Si además de todo, las instituciones que deberían protegernos generan desconfianza, el cerebro opta por la autopreservación, apagando el impulso de contribuir al bien común y adoptando actitudes defensivas. Pero no solo se apaga el impulso de ser altruista; también se afectan los niveles de atención y memoria, se exacerban las emociones, se nubla la razón y pueden surgir ansiedad y trastornos del sueño. Esto puede traducirse —como nos está pasando ahora— en una indiferencia individualista o en la búsqueda de otros espacios como la calle para canalizar sentimientos de enojo y rabia. “Biología pura”, dice mi especialista.
En el otro extremo está el comportamiento altruista que activa circuitos neuronales vinculados a la empatía y la recompensa, como el sistema de dopamina, que genera sensaciones de bienestar y satisfacción. Por ejemplo, un estudio de la Universidad de Zúrich, con colaboración de la Universidad de Lübeck, publicado en Nature Communications en 2017, demostró que las personas que realizan actos generosos experimentan una mayor felicidad, ya que estas acciones activan los circuitos de recompensa y empatía en el cerebro.

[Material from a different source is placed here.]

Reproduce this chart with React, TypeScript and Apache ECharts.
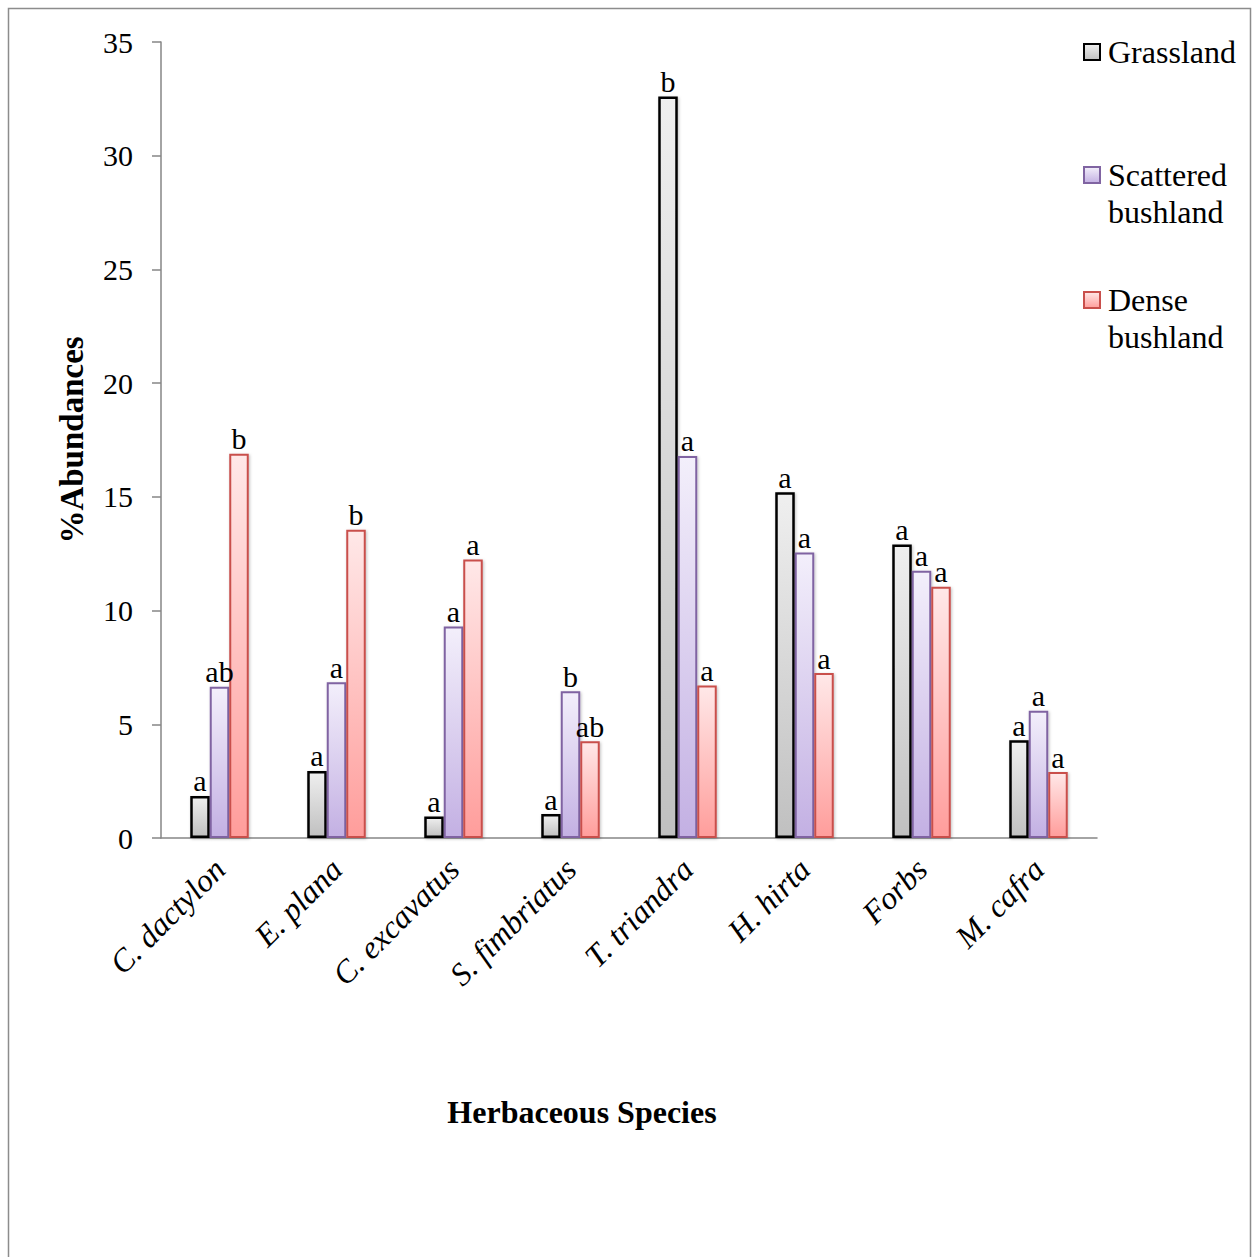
import React, { useEffect, useRef } from "react";
import * as echarts from "echarts";

const categories = ["C. dactylon", "E. plana", "C. excavatus", "S. fimbriatus", "T. triandra", "H. hirta", "Forbs", "M. cafra"];
const grassland = [1.85, 2.95, 0.95, 1.05, 32.6, 15.2, 12.9, 4.3];
const scattered = [6.65, 6.85, 9.3, 6.45, 16.8, 12.55, 11.75, 5.6];
const dense = [16.9, 13.55, 12.25, 4.25, 6.7, 7.25, 11.05, 2.9];
const grasslandLetters = ["a", "a", "a", "a", "b", "a", "a", "a"];
const scatteredLetters = ["ab", "a", "a", "b", "a", "a", "a", "a"];
const denseLetters = ["b", "b", "a", "ab", "a", "a", "a", "a"];
const yTicks = [0, 5, 10, 15, 20, 25, 30, 35];

const FONT = "'Liberation Serif', 'Times New Roman', serif";

function grad(top: string, bottom: string) {
  return new echarts.graphic.LinearGradient(0, 0, 0, 1, [
    { offset: 0, color: top },
    { offset: 1, color: bottom },
  ]);
}

export default function App() {
  const ref = useRef<HTMLDivElement>(null);
  useEffect(() => {
    if (!ref.current) return;
    const chart = echarts.init(ref.current, null, { renderer: "svg" });
    const labelStyle = (letters: string[]) => ({
      show: true,
      position: "top",
      distance: 0,
      formatter: (p: any) => letters[p.dataIndex],
      color: "#000",
      fontFamily: FONT,
      fontSize: 30,
      lineHeight: 30,
    });
    const mkSeries = (name: string, data: number[], letters: string[], top: string, bottom: string, border: string, bw: number) => ({
      name,
      type: "bar",
      data,
      barWidth: 19.5,
      barGap: "0%",
      itemStyle: {
        color: grad(top, bottom),
        borderColor: border,
        borderWidth: bw,
        shadowBlur: 3,
        shadowColor: "rgba(0,0,0,0.25)",
        shadowOffsetX: 1,
        shadowOffsetY: 1,
      },
      label: labelStyle(letters),
    });
    const legendBase = {
      orient: "vertical",
      left: 1078,
      itemWidth: 16,
      itemHeight: 16,
      itemGap: 0,
      icon: "rect",
      textStyle: {
        color: "#000",
        fontFamily: FONT,
        fontSize: 32,
        padding: [0, 0, 0, 3],
        rich: {
          s: { fontFamily: FONT, fontSize: 32, lineHeight: 37, color: "#000" },
        },
      },
      formatter: (name: string) => {
        if (name === "Grassland") return "{s|Grassland}";
        const parts = name.split(" ");
        return "{s| }\n{s|" + parts[0] + "}\n{s|" + parts[1] + "}";
      },
    };
    chart.setOption({
      animation: false,
      backgroundColor: "#fff",
      graphic: [
        {
          type: "rect",
          shape: { x: 8.5, y: 8.5, width: 1242, height: 1262 },
          style: { fill: "none", stroke: "#8c8c8c", lineWidth: 1.5 },
          silent: true,
        },
      ],
      legend: [
        { ...legendBase, data: ["Grassland"], top: 31 },
        { ...legendBase, data: ["Scattered bushland"], top: 117 },
        { ...legendBase, data: ["Dense bushland"], top: 242 },
      ],
      grid: { left: 161, right: 155, top: 42, bottom: 419, containLabel: false },
      xAxis: {
        type: "category",
        data: categories,
        name: "Herbaceous Species",
        nameLocation: "middle",
        nameGap: 258,
        nameTextStyle: {
          fontFamily: FONT,
          fontSize: 32,
          fontWeight: "bold",
          color: "#000",
          padding: [0, 94, 0, 0],
        },
        axisLine: { show: true, lineStyle: { color: "#868686", width: 1.5 } },
        axisTick: { show: false },
        axisLabel: {
          rotate: 45,
          margin: 26,
          interval: 0,
          fontFamily: FONT,
          fontSize: 32,
          fontStyle: "italic",
          color: "#000",
        },
      },
      yAxis: {
        type: "value",
        min: yTicks[0],
        max: yTicks[yTicks.length - 1],
        interval: 5,
        name: "%Abundances",
        nameLocation: "middle",
        nameGap: 73,
        nameTextStyle: {
          fontFamily: FONT,
          fontSize: 33,
          fontWeight: "bold",
          color: "#000",
        },
        splitLine: { show: false },
        axisLine: { show: true, lineStyle: { color: "#868686", width: 1.5 } },
        axisTick: { show: true, length: 9, lineStyle: { color: "#868686", width: 1.5 } },
        axisLabel: {
          margin: 28,
          fontFamily: FONT,
          fontSize: 30,
          color: "#000",
        },
      },
      series: [
        mkSeries("Grassland", grassland, grasslandLetters, "#efefef", "#c0c0c0", "#000000", 2.5),
        mkSeries("Scattered bushland", scattered, scatteredLetters, "#f3effb", "#c3b0e3", "#8064a2", 2),
        mkSeries("Dense bushland", dense, denseLetters, "#ffe8e8", "#ff9d9b", "#c94f4c", 2),
      ],
    });
    return () => chart.dispose();
  }, []);
  return (
    <div
      ref={ref}
      style={{ position: "fixed", left: 0, top: 0, width: 1252, height: 1257 }}
    />
  );
}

Con esta información, ¿cuán altruista puede ser la mayoría de ciudadanos en Bolivia? Y ¿qué se puede hacer para revertir lo que ahora sucede? ¿Cómo pueden las iniciativas ciudadanas generar interés en asuntos que involucran el bien común, especialmente entre los jóvenes? ¿Cómo podemos pedir una participación activa en estas elecciones si no hay confianza en ninguno de los actores? Las respuestas no son fáciles y empezar a responder implica reconocer que también existe otra crisis que normalmente no mencionamos: la crisis de valores que estamos viviendo. Pero claro, ¿cómo retomar una reflexión sobre valores en medio de una cola para conseguir gasolina, sin comida o un servicio higiénico cerca?

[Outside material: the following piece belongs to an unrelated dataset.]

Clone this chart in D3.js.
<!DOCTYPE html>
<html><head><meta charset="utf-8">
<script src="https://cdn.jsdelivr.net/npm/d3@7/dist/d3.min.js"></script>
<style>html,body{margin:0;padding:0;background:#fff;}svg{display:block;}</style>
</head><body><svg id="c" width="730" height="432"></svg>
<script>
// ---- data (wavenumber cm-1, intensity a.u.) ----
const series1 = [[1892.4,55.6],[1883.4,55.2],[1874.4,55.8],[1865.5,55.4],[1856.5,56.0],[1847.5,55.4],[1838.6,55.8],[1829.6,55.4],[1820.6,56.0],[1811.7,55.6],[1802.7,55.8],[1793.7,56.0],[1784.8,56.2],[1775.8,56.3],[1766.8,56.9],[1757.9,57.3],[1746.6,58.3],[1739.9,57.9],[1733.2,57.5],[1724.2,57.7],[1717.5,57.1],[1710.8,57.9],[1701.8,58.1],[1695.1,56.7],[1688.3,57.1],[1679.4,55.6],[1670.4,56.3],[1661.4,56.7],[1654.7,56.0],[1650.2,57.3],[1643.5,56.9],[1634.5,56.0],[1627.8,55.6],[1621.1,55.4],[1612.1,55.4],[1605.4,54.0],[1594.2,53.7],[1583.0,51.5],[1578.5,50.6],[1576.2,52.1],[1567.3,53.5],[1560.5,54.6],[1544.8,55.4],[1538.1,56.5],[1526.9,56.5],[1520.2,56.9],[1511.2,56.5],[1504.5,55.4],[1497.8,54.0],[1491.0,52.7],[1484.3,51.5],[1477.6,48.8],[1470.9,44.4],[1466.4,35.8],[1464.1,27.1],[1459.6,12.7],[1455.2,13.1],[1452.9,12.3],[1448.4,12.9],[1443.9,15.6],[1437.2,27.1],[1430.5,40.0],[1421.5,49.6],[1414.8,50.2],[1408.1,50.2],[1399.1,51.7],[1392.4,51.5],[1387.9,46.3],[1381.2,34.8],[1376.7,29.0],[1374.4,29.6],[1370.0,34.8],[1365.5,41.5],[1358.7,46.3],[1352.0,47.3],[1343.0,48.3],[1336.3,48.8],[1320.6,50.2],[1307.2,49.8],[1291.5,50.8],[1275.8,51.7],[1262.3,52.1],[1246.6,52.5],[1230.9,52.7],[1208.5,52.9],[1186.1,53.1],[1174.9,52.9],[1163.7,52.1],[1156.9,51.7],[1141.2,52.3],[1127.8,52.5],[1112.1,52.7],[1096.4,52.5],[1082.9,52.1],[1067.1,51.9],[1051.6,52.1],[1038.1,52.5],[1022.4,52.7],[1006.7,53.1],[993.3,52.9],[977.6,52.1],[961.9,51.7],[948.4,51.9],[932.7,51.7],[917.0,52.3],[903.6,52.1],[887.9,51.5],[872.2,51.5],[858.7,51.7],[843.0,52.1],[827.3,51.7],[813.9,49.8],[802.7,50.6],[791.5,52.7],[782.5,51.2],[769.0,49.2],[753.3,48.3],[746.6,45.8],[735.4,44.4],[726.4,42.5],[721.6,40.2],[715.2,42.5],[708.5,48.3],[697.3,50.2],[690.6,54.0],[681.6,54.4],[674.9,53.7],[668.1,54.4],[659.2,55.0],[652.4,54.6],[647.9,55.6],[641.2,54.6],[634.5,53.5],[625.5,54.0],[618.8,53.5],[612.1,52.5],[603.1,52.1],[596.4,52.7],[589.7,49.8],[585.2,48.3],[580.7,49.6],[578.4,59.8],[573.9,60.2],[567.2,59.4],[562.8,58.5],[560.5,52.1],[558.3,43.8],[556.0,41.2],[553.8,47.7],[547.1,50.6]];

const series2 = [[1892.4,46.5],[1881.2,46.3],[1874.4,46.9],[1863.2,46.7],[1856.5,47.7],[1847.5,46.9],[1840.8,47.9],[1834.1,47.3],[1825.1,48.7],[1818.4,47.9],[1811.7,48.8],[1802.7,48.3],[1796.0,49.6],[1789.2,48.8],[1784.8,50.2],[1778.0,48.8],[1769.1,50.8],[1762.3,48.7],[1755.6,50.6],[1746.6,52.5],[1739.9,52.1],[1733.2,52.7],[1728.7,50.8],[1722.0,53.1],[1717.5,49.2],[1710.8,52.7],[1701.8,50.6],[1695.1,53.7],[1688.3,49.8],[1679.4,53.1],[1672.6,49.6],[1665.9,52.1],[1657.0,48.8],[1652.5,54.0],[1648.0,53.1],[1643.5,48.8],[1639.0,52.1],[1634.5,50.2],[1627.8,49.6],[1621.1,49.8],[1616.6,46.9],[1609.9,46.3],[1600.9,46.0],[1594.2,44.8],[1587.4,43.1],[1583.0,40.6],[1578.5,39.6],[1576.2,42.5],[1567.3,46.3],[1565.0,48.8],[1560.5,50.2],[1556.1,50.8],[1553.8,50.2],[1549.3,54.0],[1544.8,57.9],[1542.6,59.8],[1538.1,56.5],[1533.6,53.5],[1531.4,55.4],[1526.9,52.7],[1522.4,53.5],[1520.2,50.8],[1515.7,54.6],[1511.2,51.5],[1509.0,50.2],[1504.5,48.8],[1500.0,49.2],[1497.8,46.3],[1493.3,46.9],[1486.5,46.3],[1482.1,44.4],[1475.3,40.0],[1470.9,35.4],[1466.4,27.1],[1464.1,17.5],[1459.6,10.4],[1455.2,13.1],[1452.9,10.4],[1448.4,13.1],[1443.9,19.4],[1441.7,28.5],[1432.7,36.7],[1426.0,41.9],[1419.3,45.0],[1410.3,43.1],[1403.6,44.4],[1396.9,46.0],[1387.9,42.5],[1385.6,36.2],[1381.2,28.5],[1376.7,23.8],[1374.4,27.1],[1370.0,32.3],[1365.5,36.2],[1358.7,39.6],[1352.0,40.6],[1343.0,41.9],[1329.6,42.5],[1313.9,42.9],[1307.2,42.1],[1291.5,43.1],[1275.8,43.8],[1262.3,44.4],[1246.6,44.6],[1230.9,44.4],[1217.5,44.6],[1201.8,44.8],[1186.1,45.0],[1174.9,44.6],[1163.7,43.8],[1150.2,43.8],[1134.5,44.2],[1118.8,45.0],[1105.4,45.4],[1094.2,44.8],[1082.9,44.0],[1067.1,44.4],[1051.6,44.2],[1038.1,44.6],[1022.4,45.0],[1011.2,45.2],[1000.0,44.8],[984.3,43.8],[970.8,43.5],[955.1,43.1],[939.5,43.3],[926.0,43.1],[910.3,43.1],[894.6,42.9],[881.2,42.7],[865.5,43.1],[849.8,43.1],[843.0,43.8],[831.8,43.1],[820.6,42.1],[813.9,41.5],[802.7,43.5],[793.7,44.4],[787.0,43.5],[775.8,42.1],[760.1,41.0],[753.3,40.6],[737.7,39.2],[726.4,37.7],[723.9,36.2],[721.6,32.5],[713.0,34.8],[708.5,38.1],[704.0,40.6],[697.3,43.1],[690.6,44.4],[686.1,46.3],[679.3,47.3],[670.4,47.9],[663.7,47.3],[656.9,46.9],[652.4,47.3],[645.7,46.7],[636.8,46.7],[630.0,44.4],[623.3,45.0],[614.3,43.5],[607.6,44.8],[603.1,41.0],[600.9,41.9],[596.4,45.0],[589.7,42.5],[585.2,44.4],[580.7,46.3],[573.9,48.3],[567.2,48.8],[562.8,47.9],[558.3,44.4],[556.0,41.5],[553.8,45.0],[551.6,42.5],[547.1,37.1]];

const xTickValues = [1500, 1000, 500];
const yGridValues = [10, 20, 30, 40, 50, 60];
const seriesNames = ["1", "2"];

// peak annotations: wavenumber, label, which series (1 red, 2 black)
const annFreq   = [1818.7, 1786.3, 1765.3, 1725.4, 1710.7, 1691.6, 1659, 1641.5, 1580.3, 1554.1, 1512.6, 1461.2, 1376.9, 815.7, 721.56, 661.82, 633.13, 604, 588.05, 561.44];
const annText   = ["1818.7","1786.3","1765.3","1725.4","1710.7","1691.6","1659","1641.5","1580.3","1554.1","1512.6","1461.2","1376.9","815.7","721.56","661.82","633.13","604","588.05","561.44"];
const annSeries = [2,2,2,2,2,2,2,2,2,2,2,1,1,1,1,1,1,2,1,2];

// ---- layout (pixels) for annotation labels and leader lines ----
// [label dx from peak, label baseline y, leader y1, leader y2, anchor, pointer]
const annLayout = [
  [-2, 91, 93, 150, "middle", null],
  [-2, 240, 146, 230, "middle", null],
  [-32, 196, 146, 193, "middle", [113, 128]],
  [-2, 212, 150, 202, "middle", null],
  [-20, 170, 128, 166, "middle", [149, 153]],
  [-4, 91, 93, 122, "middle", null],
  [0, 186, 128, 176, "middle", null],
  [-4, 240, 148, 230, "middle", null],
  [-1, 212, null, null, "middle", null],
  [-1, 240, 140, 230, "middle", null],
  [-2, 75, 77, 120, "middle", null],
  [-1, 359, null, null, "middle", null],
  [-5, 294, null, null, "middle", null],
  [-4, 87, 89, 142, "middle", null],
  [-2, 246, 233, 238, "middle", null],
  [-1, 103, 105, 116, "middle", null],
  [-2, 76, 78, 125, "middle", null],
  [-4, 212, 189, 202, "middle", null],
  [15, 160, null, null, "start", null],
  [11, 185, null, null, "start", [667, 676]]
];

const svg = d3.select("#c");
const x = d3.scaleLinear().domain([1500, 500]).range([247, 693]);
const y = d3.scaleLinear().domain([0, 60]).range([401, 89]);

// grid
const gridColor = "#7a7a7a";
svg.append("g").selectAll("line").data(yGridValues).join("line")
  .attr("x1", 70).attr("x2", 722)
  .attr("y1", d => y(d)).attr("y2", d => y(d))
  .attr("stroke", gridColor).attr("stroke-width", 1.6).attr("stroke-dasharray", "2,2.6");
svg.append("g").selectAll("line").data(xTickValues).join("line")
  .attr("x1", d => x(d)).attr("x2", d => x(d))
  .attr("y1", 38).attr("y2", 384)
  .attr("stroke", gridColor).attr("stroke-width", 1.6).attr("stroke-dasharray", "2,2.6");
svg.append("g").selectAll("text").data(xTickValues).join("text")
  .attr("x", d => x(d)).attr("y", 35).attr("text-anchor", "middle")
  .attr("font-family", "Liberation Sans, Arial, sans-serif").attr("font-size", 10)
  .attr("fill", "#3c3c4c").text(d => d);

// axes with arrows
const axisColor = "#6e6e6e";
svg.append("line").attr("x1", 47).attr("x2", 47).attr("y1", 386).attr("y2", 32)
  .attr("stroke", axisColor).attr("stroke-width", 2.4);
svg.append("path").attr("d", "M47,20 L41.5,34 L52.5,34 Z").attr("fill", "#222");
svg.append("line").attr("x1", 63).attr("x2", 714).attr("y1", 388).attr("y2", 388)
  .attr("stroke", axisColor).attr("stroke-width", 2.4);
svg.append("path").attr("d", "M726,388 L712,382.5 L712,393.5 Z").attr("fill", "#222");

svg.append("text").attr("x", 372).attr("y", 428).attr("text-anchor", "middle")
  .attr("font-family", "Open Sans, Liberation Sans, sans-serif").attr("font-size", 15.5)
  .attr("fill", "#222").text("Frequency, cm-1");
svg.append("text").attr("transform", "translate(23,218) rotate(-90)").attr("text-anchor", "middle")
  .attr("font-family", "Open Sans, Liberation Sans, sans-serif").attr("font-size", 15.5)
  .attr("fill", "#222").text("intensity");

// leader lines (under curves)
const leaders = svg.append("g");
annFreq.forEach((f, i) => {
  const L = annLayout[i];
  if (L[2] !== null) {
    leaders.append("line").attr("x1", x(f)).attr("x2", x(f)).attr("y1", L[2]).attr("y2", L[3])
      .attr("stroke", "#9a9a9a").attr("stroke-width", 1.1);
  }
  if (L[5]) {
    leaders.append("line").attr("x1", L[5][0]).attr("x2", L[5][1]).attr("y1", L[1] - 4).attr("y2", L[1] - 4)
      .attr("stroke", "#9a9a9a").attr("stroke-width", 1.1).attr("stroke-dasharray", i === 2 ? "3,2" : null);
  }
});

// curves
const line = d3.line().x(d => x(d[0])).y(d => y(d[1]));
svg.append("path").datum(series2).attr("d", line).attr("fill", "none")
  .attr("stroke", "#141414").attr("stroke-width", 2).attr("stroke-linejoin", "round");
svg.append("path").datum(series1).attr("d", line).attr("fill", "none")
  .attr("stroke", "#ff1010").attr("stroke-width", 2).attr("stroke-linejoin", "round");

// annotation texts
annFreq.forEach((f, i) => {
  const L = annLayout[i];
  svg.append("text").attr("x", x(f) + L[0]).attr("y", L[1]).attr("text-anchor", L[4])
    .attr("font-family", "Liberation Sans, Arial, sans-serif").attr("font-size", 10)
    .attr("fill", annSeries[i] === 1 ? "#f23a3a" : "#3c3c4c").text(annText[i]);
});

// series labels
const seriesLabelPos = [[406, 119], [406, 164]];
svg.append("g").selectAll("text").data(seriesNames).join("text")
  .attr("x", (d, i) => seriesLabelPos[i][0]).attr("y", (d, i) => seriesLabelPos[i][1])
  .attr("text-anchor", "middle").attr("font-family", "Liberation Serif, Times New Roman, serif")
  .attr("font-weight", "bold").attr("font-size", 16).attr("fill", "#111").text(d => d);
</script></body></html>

No sé si hemos tocado fondo. Pero sí sé que es fundamental detenernos un momento y pensar que es hora de buscar oportunidades para reconstruir la idea de una Bolivia viable y con posibilidades de mejorar; una Bolivia en la que las personas no se sientan amenazadas y tengan la oportunidad de practicar el altruismo, poniendo el bien común entre las metas más importantes. Una Bolivia en la que, más allá del impacto de las redes sociales y la tecnología, se retomen las conversaciones entre padres e hijos, entre jefes y empleados, entre urbanos y rurales, entre hombres y mujeres, de modo que el altruismo vuelva a existir y dé paso a un entorno más amigable que inhiba la amígdala cerebral y active las áreas de nuestro cerebro que nos impulsan a actuar por el bienestar colectivo.